__Brief__: Retype word for word the first line of the listing and each line after it up to the line with "const yTicks = [0, 20, 40, 60, 80, 100];", with the pictures taken out.

═════ Records for this exercise ═════

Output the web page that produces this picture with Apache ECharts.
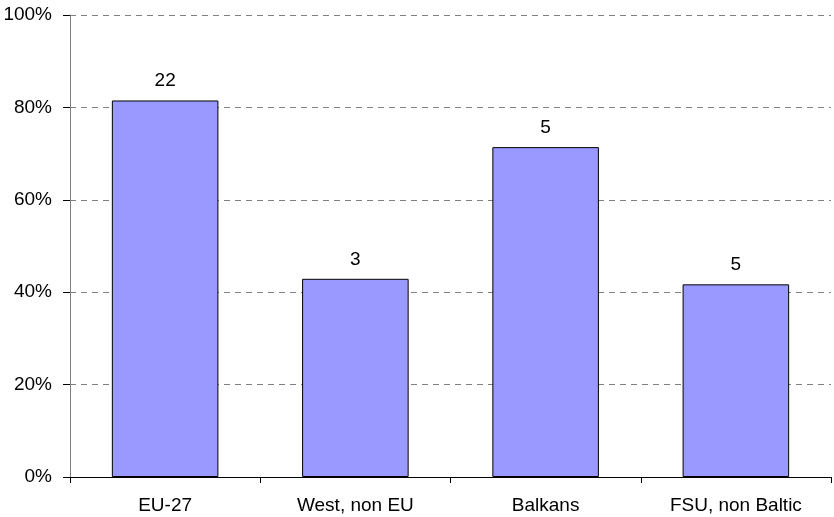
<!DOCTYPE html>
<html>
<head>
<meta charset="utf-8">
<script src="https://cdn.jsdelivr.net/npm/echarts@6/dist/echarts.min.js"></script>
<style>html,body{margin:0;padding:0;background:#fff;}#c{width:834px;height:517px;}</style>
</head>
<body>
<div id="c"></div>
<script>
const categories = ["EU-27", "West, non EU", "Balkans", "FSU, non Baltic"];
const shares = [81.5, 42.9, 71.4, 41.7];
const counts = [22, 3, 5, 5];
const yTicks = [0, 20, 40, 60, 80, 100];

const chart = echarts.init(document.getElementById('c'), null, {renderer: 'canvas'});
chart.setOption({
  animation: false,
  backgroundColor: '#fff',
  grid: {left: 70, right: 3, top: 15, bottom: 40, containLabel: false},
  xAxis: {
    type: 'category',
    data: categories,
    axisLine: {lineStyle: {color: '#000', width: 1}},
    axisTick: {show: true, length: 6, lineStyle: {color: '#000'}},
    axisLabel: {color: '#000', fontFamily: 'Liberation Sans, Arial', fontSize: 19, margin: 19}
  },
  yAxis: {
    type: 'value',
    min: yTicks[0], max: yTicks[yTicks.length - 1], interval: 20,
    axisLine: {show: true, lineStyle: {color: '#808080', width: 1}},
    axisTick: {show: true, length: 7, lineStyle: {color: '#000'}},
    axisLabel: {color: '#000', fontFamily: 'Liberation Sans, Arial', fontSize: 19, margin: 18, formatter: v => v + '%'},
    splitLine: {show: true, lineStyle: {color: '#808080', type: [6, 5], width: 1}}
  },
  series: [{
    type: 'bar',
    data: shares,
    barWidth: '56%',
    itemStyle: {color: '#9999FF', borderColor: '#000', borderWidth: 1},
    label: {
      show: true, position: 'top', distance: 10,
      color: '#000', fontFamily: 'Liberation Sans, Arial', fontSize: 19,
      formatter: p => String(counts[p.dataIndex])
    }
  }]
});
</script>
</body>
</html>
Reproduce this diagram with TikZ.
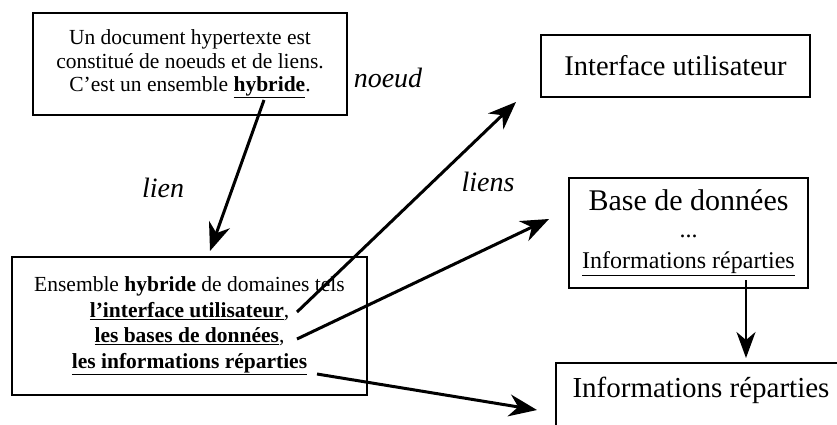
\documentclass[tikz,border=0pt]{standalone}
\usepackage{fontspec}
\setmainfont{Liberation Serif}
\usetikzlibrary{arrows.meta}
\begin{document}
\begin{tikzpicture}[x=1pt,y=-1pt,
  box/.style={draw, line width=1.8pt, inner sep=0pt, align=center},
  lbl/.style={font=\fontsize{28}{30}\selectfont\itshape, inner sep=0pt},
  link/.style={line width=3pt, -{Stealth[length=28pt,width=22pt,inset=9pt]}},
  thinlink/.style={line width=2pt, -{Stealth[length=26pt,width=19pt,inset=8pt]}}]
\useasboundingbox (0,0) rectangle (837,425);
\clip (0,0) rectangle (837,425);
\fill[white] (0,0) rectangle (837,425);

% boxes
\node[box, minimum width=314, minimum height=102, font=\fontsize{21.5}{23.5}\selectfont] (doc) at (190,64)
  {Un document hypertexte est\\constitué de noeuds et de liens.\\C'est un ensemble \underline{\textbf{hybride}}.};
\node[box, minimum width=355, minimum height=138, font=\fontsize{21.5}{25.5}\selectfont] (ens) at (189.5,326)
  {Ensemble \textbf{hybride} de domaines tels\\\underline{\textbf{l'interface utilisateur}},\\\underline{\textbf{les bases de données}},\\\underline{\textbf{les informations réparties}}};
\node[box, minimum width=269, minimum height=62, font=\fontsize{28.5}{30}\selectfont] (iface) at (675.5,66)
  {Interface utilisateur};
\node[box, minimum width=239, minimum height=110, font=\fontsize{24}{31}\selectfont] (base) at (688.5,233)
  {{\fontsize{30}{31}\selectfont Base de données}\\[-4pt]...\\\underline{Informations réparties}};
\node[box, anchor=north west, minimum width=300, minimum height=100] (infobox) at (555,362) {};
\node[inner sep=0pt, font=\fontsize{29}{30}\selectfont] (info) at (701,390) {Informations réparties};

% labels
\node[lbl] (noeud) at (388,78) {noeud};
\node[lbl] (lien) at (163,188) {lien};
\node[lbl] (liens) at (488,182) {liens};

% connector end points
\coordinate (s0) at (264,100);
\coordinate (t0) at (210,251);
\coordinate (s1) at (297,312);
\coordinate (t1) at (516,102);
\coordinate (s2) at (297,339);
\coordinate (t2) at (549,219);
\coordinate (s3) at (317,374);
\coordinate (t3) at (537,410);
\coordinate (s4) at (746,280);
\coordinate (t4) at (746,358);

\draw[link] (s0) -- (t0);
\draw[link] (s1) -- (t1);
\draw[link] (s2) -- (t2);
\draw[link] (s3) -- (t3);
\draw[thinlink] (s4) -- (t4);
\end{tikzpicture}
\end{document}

═════

__Solved problem__:
Output the web page that produces this picture with Apache ECharts.
<!DOCTYPE html>
<html>
<head>
<meta charset="utf-8">
<script src="https://cdn.jsdelivr.net/npm/echarts@6/dist/echarts.min.js"></script>
<style>html,body{margin:0;padding:0;background:#fff;}#c{width:834px;height:517px;}</style>
</head>
<body>
<div id="c"></div>
<script>
const categories = ["EU-27", "West, non EU", "Balkans", "FSU, non Baltic"];
const shares = [81.5, 42.9, 71.4, 41.7];
const counts = [22, 3, 5, 5];
const yTicks = [0, 20, 40, 60, 80, 100];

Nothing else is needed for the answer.